The plant, scheduled to open next year, will produce sufficient products for 1500 MWs of solar energy capacity each year, a large introduction to the international market where total global PV output a year stands at just more than 2000MW. The development is more than twice the size of REC's existing 650MW capacity factory in Norway, the world's largest, although the company has plans to double its size. The Singapore government says the future for use of solar energy in the state will depend on when the sector can get its price for a kW hour of electricity down to the level of tariffs charged to buy it from the grid.

While the government is willing to encourage the residential take-up of PVs through a feed-in tariff equal to four times the going price for electricity, neither it nor Singaporean home owners are holding their breath waiting for a big breakthrough by solar energy.
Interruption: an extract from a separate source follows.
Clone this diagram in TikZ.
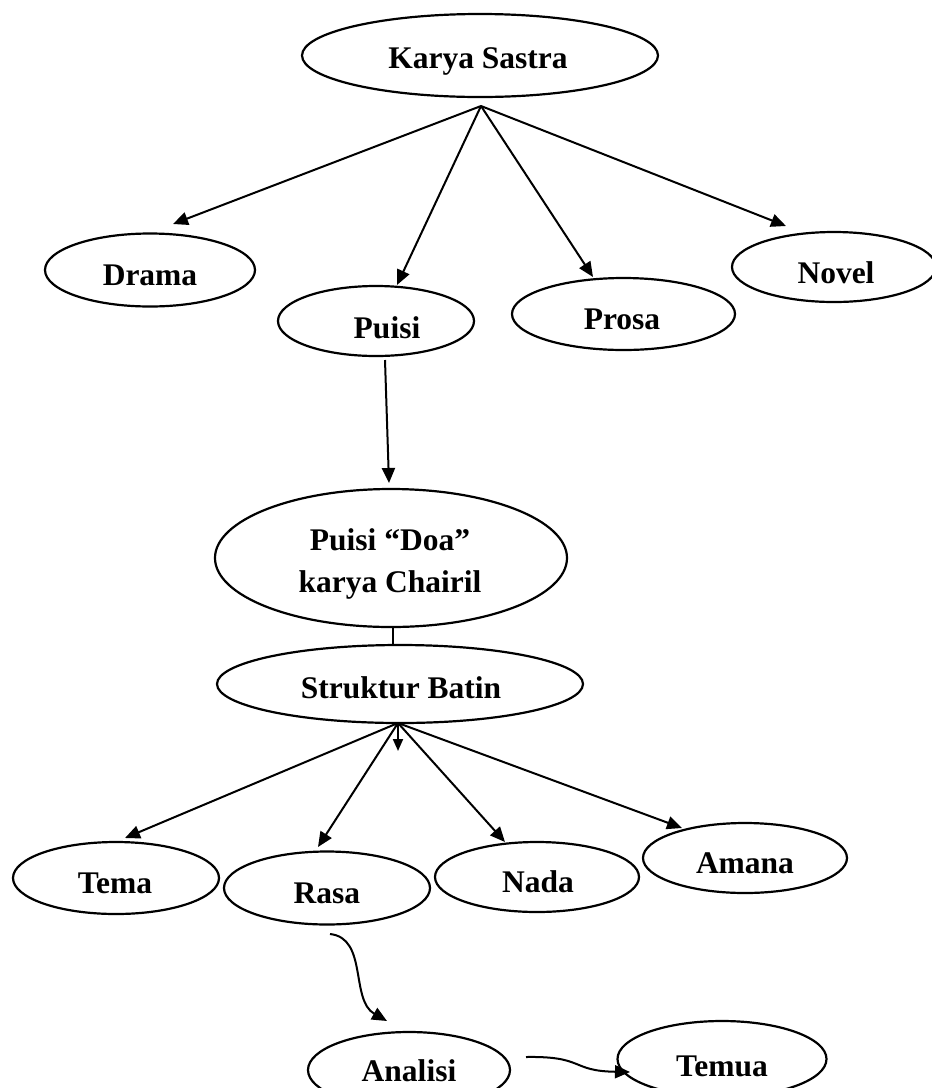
\documentclass[tikz,border=0pt]{standalone}
\usepackage{fontspec}
\setmainfont{Liberation Serif}
\usetikzlibrary{shapes.geometric,arrows.meta}
\begin{document}
\begin{tikzpicture}[x=1pt,y=-1pt,
  oval/.style={draw, ellipse, line width=2.2pt, inner sep=0pt},
  lbl/.style={font=\fontsize{31.5}{42}\selectfont\bfseries, anchor=base, inner sep=0pt},
  link/.style={line width=2pt, -{Triangle[length=15pt,width=13pt]}},
  plainlink/.style={line width=2pt}]
\useasboundingbox (0,0) rectangle (932,1088);
\fill[white] (0,0) rectangle (932,1088);

% ellipses
\node[oval, minimum width=356pt, minimum height=83pt] (karya) at (480,55.5) {};
\node[oval, minimum width=210pt, minimum height=73pt] (drama) at (150,270) {};
\node[oval, minimum width=196pt, minimum height=70pt] (puisi) at (376,321) {};
\node[oval, minimum width=223pt, minimum height=72pt] (prosa) at (623.5,314) {};
\node[oval, minimum width=204pt, minimum height=70pt] (novel) at (834,267) {};
\node[oval, minimum width=352pt, minimum height=138pt] (doa) at (391,558) {};
\node[oval, minimum width=366pt, minimum height=78pt] (sb) at (400,684) {};
\node[oval, minimum width=206pt, minimum height=72pt] (tema) at (116,878) {};
\node[oval, minimum width=206pt, minimum height=73pt] (rasa) at (327,888) {};
\node[oval, minimum width=204pt, minimum height=70pt] (nada) at (537,877) {};
\node[oval, minimum width=204pt, minimum height=70pt] (amana) at (745,858) {};
\node[oval, minimum width=202pt, minimum height=76pt] (analisi) at (409,1070) {};
\node[oval, minimum width=209pt, minimum height=76pt] (temua) at (722,1059) {};

% texts
\node[lbl] (karya-t) at (478,68) {Karya Sastra};
\node[lbl] (drama-t) at (150,285) {Drama};
\node[lbl] (puisi-t) at (387,338) {Puisi};
\node[lbl] (prosa-t) at (622,329) {Prosa};
\node[lbl] (novel-t) at (836,283) {Novel};
\node[lbl] (doa-t1) at (390,550) {Puisi “Doa”};
\node[lbl] (doa-t2) at (390,592) {karya Chairil};
\node[lbl] (sb-t) at (401,698) {Struktur Batin};
\node[lbl] (tema-t) at (115,893) {Tema};
\node[lbl] (rasa-t) at (327,903) {Rasa};
\node[lbl] (nada-t) at (538,892) {Nada};
\node[lbl] (amana-t) at (745,873) {Amana};
\node[lbl] (analisi-t) at (409,1081) {Analisi};
\node[lbl] (temua-t) at (722,1076) {Temua};

% connector points
\coordinate (root1) at (481,106);
\coordinate (drama-in) at (173,224);
\coordinate (puisi-in) at (397,285);
\coordinate (prosa-in) at (593,277);
\coordinate (novel-in) at (786,226);
\coordinate (puisi-out) at (385,360);
\coordinate (doa-in) at (389,483);
\coordinate (doa-out) at (393,627);
\coordinate (sb-in) at (393,646);
\coordinate (root2) at (398,723);
\coordinate (tema-in) at (125,838);
\coordinate (rasa-in) at (318,847);
\coordinate (nada-in) at (505,842);
\coordinate (amana-in) at (682,828);
\coordinate (stub) at (398,751);
\coordinate (rasa-out) at (330,934);
\coordinate (analisi-in) at (387,1021);
\coordinate (analisi-out) at (526,1057);
\coordinate (temua-in) at (630,1072);

% connectors
\draw[link] (root1) -- (drama-in);
\draw[link] (root1) -- (puisi-in);
\draw[link] (root1) -- (prosa-in);
\draw[link] (root1) -- (novel-in);
\draw[link] (puisi-out) -- (doa-in);
\draw[plainlink] (doa-out) -- (sb-in);
\draw[link] (root2) -- (tema-in);
\draw[link] (root2) -- (rasa-in);
\draw[link] (root2) -- (nada-in);
\draw[link] (root2) -- (amana-in);
\draw[line width=2pt, -{Triangle[length=12pt,width=10pt]}] (root2) -- (stub);
\draw[link] (rasa-out) .. controls (368,938) and (350,1000) .. (analisi-in);
\draw[link] (analisi-out) .. controls (585,1056) and (570,1071) .. (temua-in);
\end{tikzpicture}
\end{document}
The reason can be illustrated by the latest project to provide a handful of government housing blocks with just sufficient PV panels to power lifts, lights and water pumps; the capital cost of $5600,000 is way beyond the price of grid connection, which has to take place anyway to provide reliable electricity for the residents for all their needs.

For Australia, the big energy opportunity involving Singapore may come in the form of selling the city-state liquid natural gas drawn from the conventional gas fields off Western Australia and the Northern Territory or the large coal-seam methane resources of Queensland. The Singaporean government intends to have an LNG receiving terminal built early in the next decade at a cost of $S1bn, enabling it to import up to three million tonnes of frozen gas a year. The global economic crisis undermined initial investor interest in the project, but the government has stepped in to run the development and is poised to invite tenders for construction before the end of the year.